Shadowlands. - movie reviews

Christian Century, Feb 23, 1994 by Ralph C. Wood

In A Grief Observed Lewis confesses that Davidman's death served to crush all that was self-confidently rationalistic in his faith. In passages darker than anything in Kafka or Sartre, Lewis accuses God of being a Cosmic Sadist. Yet he does not recoil from such despair into a stoic humanism. He argues, on the contrary, that God taught him to love Joy truly by taking her painfully from him: to make him see that, because their love had achieved its earthly limit, it was ready for heavenly fulfillment.
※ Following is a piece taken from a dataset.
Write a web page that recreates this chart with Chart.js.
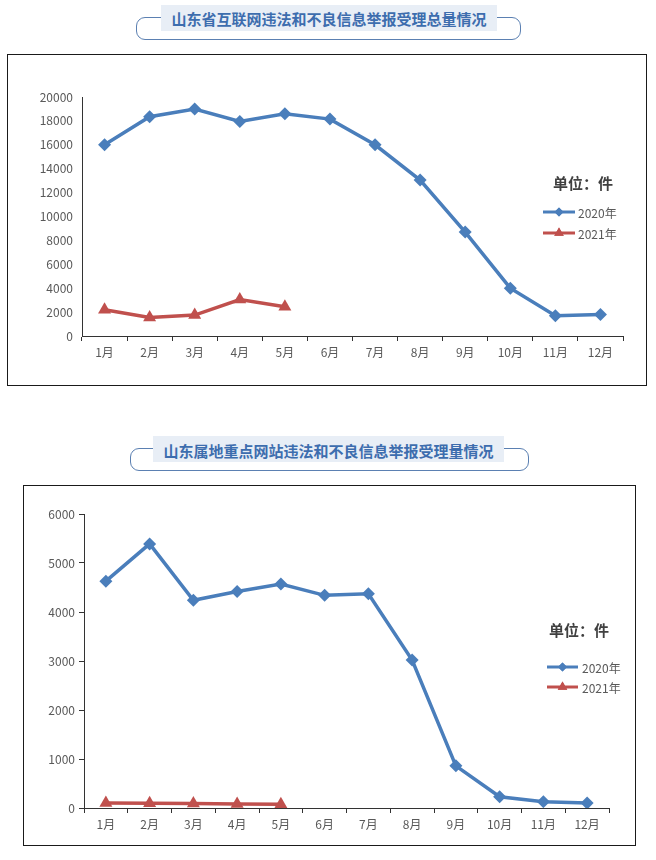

Lewis the Platonist Christian believed that we dwell in a world of shadows, not (as the film suggests) because it is filled with suffering, but because it is a reflection of the eternal world whose Light seeks to pierce and perfect it.

Lewis reports that Davidman's last words were not "You have made me happy," but "I am at peace with God." It is highly significant that they were spoken not to Lewis himself but to Austin Farrer, the Oxford theologian who was also the couple's spiritual mentor. Joy Davidman knew that, undying though her love for Lewis most certainly was, it was not her ultimate hope. "She smiled," Lewis declares, "but not at me. Poi si torno all' eternal fontana." Like Beatrice in Dante's Purgatorio, Joy turned her final smile away from her earthly love to the Eternal Font who is its source and end, its creator and redeemer. The tears of all things are swallowed up in the glad triumph of God.